Saturday, July 23, 2016

Still Another Local Author - with Another Debut Novel - and Another Excellent Book

Wow.  There must be something in the air.  I keep reading local authors, oftentimes with debut novels, and finding them to be totally terrific.  Am I lucky or what?  (This is where you're supposed to say:  "It's not luck.  It's your literary intuition and skill!")  In fact, books for my last 5 local authors have gotten ratings of 3.25, 3.5, 3.25, 3.5, and 3.75.  Not too shabby (as Adam Sandler says in The Hanukkah Song).

Yaa Gyasi's novel, Homegoing, can best be summed up as sweeping.  It starts in Ghana in the mid-1700s and ends up in America in the present day.  Let the flap set the stage:

Two half-sisters, Effia and Esi, are born into different villages in eighteenth century Ghana. Effia is married off to an Englishman and lives in comfort in the palatial rooms of Cape Coast Castle.  Unbeknownst to Effia, her sister, Esi, is imprisoned beneath her in the castle's dungeons, sold with thousands of others into the Gold Coast's booming slave trade, and shipped off to America, where her children and grandchildren will be raised in slavery.  One thread of Homegoing follows Effia's descendants through centuries of warfare in Ghana, as the Fanta and Asante nations wrestle with the slave trade and British colonization.  The other thread follows Esi and her children into America.  From the plantations of the South to the Civil war and the Great Migration, from the coal mines of Pratt City, Alabama, to the jazz clubs and dope houses of twentieth-century Harlem, right up through the present day, Homegoing makes history visceral, and captures, with singular and stunning immediacy, how the memory of captivity came to be inscribed in the soul of a nation.

Doesn't this sound good?  Well, it is.  In fact, it's immediately going on my rec table (tomorrow? maybe.  Next Sunday? for sure).  Do you know what hit me when I was reading Homegoing?  It's that the writing is just consistently good.  As you know, oftentimes I will share a few lines or passages that stand out for me.  But that didn't happen with this one. And I think it's because it was well-written throughout.  That's impressive!

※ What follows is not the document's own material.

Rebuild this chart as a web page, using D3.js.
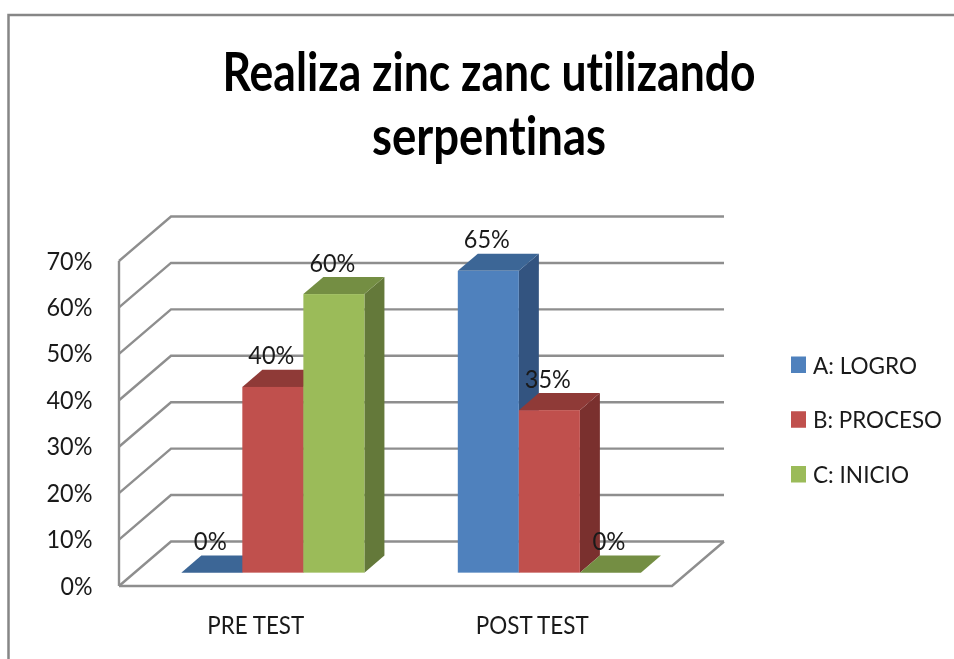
<!DOCTYPE html>
<html><head><meta charset="utf-8">
<script src="https://cdn.jsdelivr.net/npm/d3@7"></script>
<style>
html,body{margin:0;padding:0;background:#fff;overflow:hidden}
svg{display:block;filter:blur(0.35px)}
text{font-family:Lato,"Open Sans",sans-serif;fill:#1a1a1a;font-variant-ligatures:none}
</style></head><body>
<svg id="c" width="954" height="659"></svg>
<script>
const titleLines = ["Realiza zinc zanc utilizando", "serpentinas"];
const categories = ["PRE TEST", "POST TEST"];
const seriesNames = ["A: LOGRO", "B: PROCESO", "C: INICIO"];
const seriesA = [0, 65];
const seriesB = [40, 35];
const seriesC = [60, 0];
const yTicks = [0, 10, 20, 30, 40, 50, 60, 70];
const frontColors = ["#4f81bd", "#c0504d", "#9bbb59"];
const topColors = ["#3c6696", "#8f3a37", "#748e43"];
const sideColors = ["#335480", "#7a302e", "#64793a"];

const svg = d3.select("#c");
const seriesValues = [seriesA, seriesB, seriesC];

// frame
svg.append("path").attr("d", "M8.5,659V15H954").attr("fill", "none").attr("stroke", "#868686").attr("stroke-width", 2.5);

// title
svg.selectAll(".title").data(titleLines).join("text")
  .attr("x", 489).attr("y", (d, i) => 90.5 + i * 64)
  .attr("text-anchor", "middle").attr("font-size", 54).attr("font-weight", 700)
  .attr("textLength", (d, i) => i === 0 ? 533 : 234).attr("lengthAdjust", "spacingAndGlyphs")
  .style("fill", "#000").text(d => d);

// scales
const y = d3.scaleLinear().domain([0, 70]).range([586, 261]);
const x0 = d3.scaleBand().domain(categories).range([119, 672]);
const x1 = d3.scaleBand().domain(seriesNames).range([0, x0.bandwidth()]).paddingInner(0).paddingOuter(0.765);
const wallDx = 52, wallDy = -44.5;     // full depth of the floor
const barInset = 0.3;                  // bar front sits 30% into the depth
const barDepth = 0.385;                // bar depth as share of floor depth

// gridlines
const grid = svg.append("g").attr("fill", "none").attr("stroke", "#8e8e8e").attr("stroke-width", 2.4);
yTicks.forEach(t => {
  const yy = y(t);
  const pts = [[x0.range()[0], yy], [x0.range()[0] + wallDx, yy + wallDy], [x0.range()[1] + wallDx, yy + wallDy]];
  grid.append("path").attr("d", d3.line()(pts));
});
const floorPts = [[x0.range()[0], y(0)], [x0.range()[1], y(0)], [x0.range()[1] + wallDx, y(0) + wallDy]];
grid.append("path").attr("d", d3.line()(floorPts));
grid.append("path").attr("d", d3.line()([[x0.range()[0], y(0)], [x0.range()[0], y(70)]]));

// y axis labels
const yAxis = d3.axisLeft(y).tickValues(yTicks).tickSize(0).tickPadding(0).tickFormat(d => d + "%");
const ax = svg.append("g").attr("transform", "translate(92.5,-1)").call(yAxis);
ax.select(".domain").remove();
ax.selectAll("text").attr("font-size", 25).attr("font-family", "Lato").attr("dy", "0.36em")
  .attr("textLength", d => d === 0 ? 32 : 46).attr("lengthAdjust", "spacingAndGlyphs").style("fill", "#1a1a1a");

// bars
const insetX = wallDx * barInset, insetY = wallDy * barInset;
const dX = wallDx * barDepth, dY = wallDy * barDepth;
const poly = p => d3.line()(p) + "Z";
categories.forEach((cat, ci) => {
  seriesNames.forEach((s, si) => {
    const v = seriesValues[si][ci];
    const xl = x0(cat) + x1(s) + insetX, xr = xl + x1.bandwidth();
    const yb = y(0) + insetY, yt = y(v) + insetY;
    const g = svg.append("g");
    g.append("path").attr("d", poly([[xr, yb], [xr + dX, yb + dY], [xr + dX, yt + dY], [xr, yt]])).attr("fill", sideColors[si]);
    g.append("path").attr("d", poly([[xl, yt], [xl + dX, yt + dY], [xr + dX, yt + dY], [xr, yt]])).attr("fill", topColors[si]);
    g.append("rect").attr("x", xl).attr("y", yt).attr("width", x1.bandwidth()).attr("height", yb - yt).attr("fill", frontColors[si]);
  });
});

// data labels (on top of all bars)
categories.forEach((cat, ci) => {
  seriesNames.forEach((s, si) => {
    const v = seriesValues[si][ci];
    svg.append("text")
      .attr("x", x0(cat) + x1(s) + insetX + x1.bandwidth() / 2 - 1.5)
      .attr("y", y(v) + insetY - 22.5)
      .attr("text-anchor", "middle").attr("font-size", 25)
      .attr("textLength", v === 0 ? 33 : 46).attr("lengthAdjust", "spacingAndGlyphs").text(v + "%");
  });
});

// category labels
svg.selectAll(".cat").data(categories).join("text")
  .attr("x", d => x0(d) + x0.bandwidth() / 2 - 1.5).attr("y", 633.5)
  .attr("text-anchor", "middle").attr("font-size", 25)
  .attr("textLength", (d, i) => i === 0 ? 97 : 113).attr("lengthAdjust", "spacingAndGlyphs").text(d => d);

// legend
const legendY = d3.scalePoint().domain(seriesNames).range([365, 474.5]);
seriesNames.forEach((s, i) => {
  svg.append("rect").attr("x", 791).attr("y", legendY(s) - 8.5).attr("width", 15).attr("height", 16.5).attr("fill", frontColors[i]);
  svg.append("text").attr("x", 813).attr("y", legendY(s) + 8.5).attr("font-size", 23.5)
    .attr("textLength", [104, 129, 96][i]).attr("lengthAdjust", "spacingAndGlyphs").text(s);
});
</script></body></html>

Here's another interesting commentary on the book.  I didn't have a bunch of emotional reactions to characters.  There were definitely some.  I have notes that say "Unh," "Whoa," "Huh," and even a "No, no, no, no."  I also had a combo of smile, tears, and chills all at once.  But it wasn't every character and every generation.  This did NOT detract from my enjoyment of the book.  When you're telling the story of 8 different generations x 2 different families, it's a little more difficult to form those emotional attachments.  However, I was still totally caught up in each story.  And I give Yaa credit for making basically 16 different sections of the book in only 300 pages just the right length.  I was never anxious to leave a particular character.  But I also was okay going on to the next one.

In case you haven't already figured it out, I really liked this book...a lot.  I highly recommend it.





2 comments:

  1. It's on my hold list at the library. Can't wait!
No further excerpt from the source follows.